22/02/2012 - 21:00
A ciência considera o Homo sapiens o primeiro da espécie humana, porque o cérebro do nosso antepassado de 200 mil anos era do mesmo tamanho do atual. Os estudiosos de finanças comportamentais encontram semelhanças no comportamento de ambos. Uma característica conhecida como efeito familiaridade leva o cérebro a associar o que é conhecido à segurança. Na hora de investir, isso significa preferir as aplicações conhecidas, embora menos rentáveis. “A familiaridade foi muito útil para aqueles que sobreviveram”, diz a psicóloga Vera Rita de Mello Ferreira, autora do livro A cabeça do investidor. “Nossos antepassados, ao encontrarem um animal pela segunda vez, tinham certeza de que ele era inofensivo, afinal tinham sobrevivido ao primeiro encontro.”

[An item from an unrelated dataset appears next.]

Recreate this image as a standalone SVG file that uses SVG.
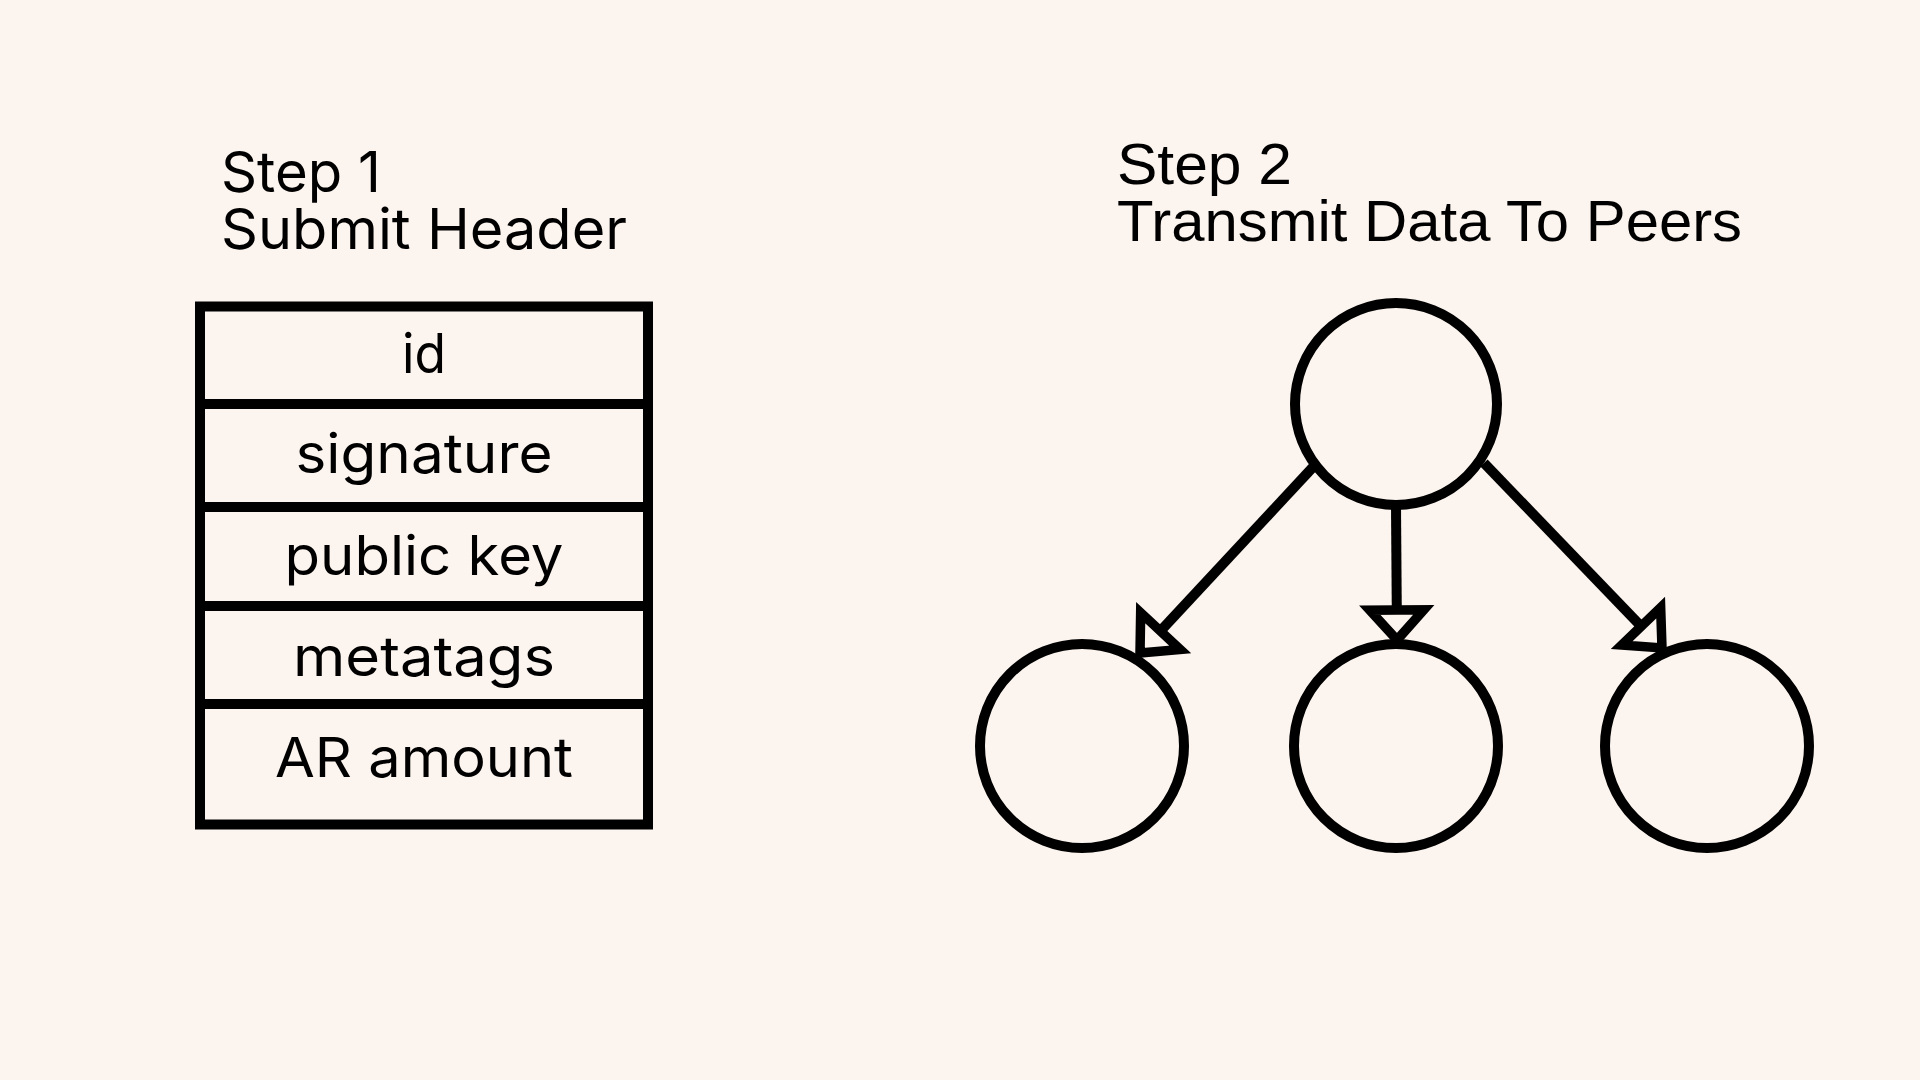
<svg xmlns="http://www.w3.org/2000/svg" width="1920" height="1080" viewBox="0 0 1920 1080">
  <defs>
    <style>
      .bg { fill: #FCF4EE; }
      .title1 { font-family: Inter, "Liberation Sans", sans-serif; font-size: 56px; fill: #000; }
      .title2 { font-family: "Liberation Sans", Arial, sans-serif; font-size: 58px; fill: #000; }
      .cell { fill: none; stroke: #000; stroke-width: 10; }
      .label { font-family: Inter, "Liberation Sans", sans-serif; font-size: 55px; fill: #000; text-anchor: middle; }
      .node { fill: none; stroke: #000; stroke-width: 10; }
      .edge { fill: none; stroke: #000; stroke-width: 10; marker-end: url(#arrow); }
    </style>
    <marker id="arrow" markerUnits="userSpaceOnUse" orient="auto" refX="0" refY="0" markerWidth="80" markerHeight="80" viewBox="-50 -40 80 80" overflow="visible">
      <path d="M0,0 L-30,-27 L-30,27 Z" fill="#FCF4EE" stroke="#000" stroke-width="9.5" stroke-linejoin="miter"/>
    </marker>
  </defs>

  <rect class="bg" x="0" y="0" width="1920" height="1080"/>

  <g id="title-step1">
    <text class="title1" x="221" y="192" textLength="160" lengthAdjust="spacingAndGlyphs">Step 1</text>
    <text class="title1" x="221" y="249" textLength="406" lengthAdjust="spacingAndGlyphs">Submit Header</text>
  </g>

  <g id="title-step2">
    <text class="title2" x="1117" y="184" textLength="175" lengthAdjust="spacingAndGlyphs">Step 2</text>
    <text class="title2" x="1117" y="241" textLength="625" lengthAdjust="spacingAndGlyphs">Transmit Data To Peers</text>
  </g>

  <g id="header-table">
    <g id="row-id">
      <rect class="cell" x="200" y="306.5" width="448" height="97.5"/>
      <text class="label" x="424" y="373" textLength="44" lengthAdjust="spacingAndGlyphs">id</text>
    </g>
    <g id="row-signature">
      <rect class="cell" x="200" y="404" width="448" height="103"/>
      <text class="label" x="424" y="473" textLength="257" lengthAdjust="spacingAndGlyphs">signature</text>
    </g>
    <g id="row-public-key">
      <rect class="cell" x="200" y="507" width="448" height="99"/>
      <text class="label" x="424" y="575" textLength="279" lengthAdjust="spacingAndGlyphs">public key</text>
    </g>
    <g id="row-metatags">
      <rect class="cell" x="200" y="606" width="448" height="98"/>
      <text class="label" x="424" y="676" textLength="262" lengthAdjust="spacingAndGlyphs">metatags</text>
    </g>
    <g id="row-ar-amount">
      <rect class="cell" x="200" y="704" width="448" height="120.5"/>
      <text class="label" x="424" y="777" textLength="298" lengthAdjust="spacingAndGlyphs">AR amount</text>
    </g>
  </g>

  <g id="node-source">
    <circle class="node" cx="1396" cy="404" r="101"/>
  </g>
  <g id="node-peer-1">
    <circle class="node" cx="1082" cy="746" r="102"/>
  </g>
  <g id="node-peer-2">
    <circle class="node" cx="1396" cy="746" r="102"/>
  </g>
  <g id="node-peer-3">
    <circle class="node" cx="1707" cy="746" r="102"/>
  </g>

  <g id="connectors">
    <line class="edge" x1="1314" y1="466" x2="1140" y2="653"/>
    <line class="edge" x1="1396" y1="506" x2="1397" y2="640"/>
    <line class="edge" x1="1484" y1="463" x2="1662" y2="648"/>
  </g>
</svg>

Esse raciocínio vale para o investidor: uma aplicação conhecida como a poupança é considerada segura, mesmo que a rentabilidade não seja a melhor. O mesmo vale para o dólar, que durante anos foi uma proteção segura contra a inflação. Quando os preços se estabilizaram, uma multidão permaneceu investindo em fundos ligados à moeda americana ou comprou dólares. “Foi preciso uma década de estabilidade para que as pessoas entendessem que outras aplicações poderiam ser usadas como porto seguro”, diz Vera Rita. O melhor exemplo do efeito do medo do desconhecido no cérebro é a desconfiança em colocar dinheiro no Exterior. A familiaridade não poupa nem os especialistas.
Mesmo investidores qualificados, como gestores de fundos de pensão, justificam-se com os juros altos no Brasil para não aplicar fora do País. Quando o fazem, buscam produtos análogos aos brasileiros. “Os profissionais de investimento que colocam dinheiro no Exterior preferem ações de empresas conhecidas ou títulos do tesouro americano”, diz Guilherme Benites, sócio da consultoria financeira Aditus. Se o retorno atinge o nível esperado, os investidores tendem a repetir o feito. “Mas a cada nova intenção, novo país ou mudança na aplicação, o processo é o mesmo e você nota a retração de quem tem o dinheiro”, diz Leonardo Bortoloto, sócio da Aditus, responsável pelo atendimento de clientes de alta renda.
Guilherme Benites Sócio da Aditus Consultoria: “A familiaridade não poupa nem os especialistas”.
A armadilha da familiaridade atravessa fronteiras. Na França, apenas 4% dos investidores mandam dinheiro para fora do país, apesar de os franceses poderem fazer essas aplicações há 50 anos. No Brasil, desde 2007, é permitido às pessoas físicas aplicar 20% do seu patrimônio no Exterior. Apenas 3% o fazem. Além do temor de arriscar, os investidores têm preguiça de pensar no que consideram complicado. Segundo a planejadora financeira independente Cristiana Dias Baptista, quando tenta convencer alguém a comprar um Certificado de Depósito Financeiro (CDB) de uma instituição a que a pessoa não está acostumada, sempre ouve reclamações.
“O cliente prefere ganhar menos a ter de gerir uma nova conta”, diz ela. Para acabar com esse comodismo cerebral, Vera Rita recomenda um esforço consciente. De acordo com ela, não há treinamento que faça o cérebro trabalhar de forma diferente. “As pessoas têm de se forçar a mudar, falar com gestores e investigar mercados de outros países”, diz. Outra recomendação é encarar os investimentos com um objetivo, aposentar-se ou comprar uma casa nova. Guardar o dinheiro por guardar não permite que o cérebro seja treinado, torna o ato rotineiro e, de novo, familiar. “O ciclo é vicioso e o investidor acaba ficando nas mesmas aplicações que já conhece”, afirma Vera Rita.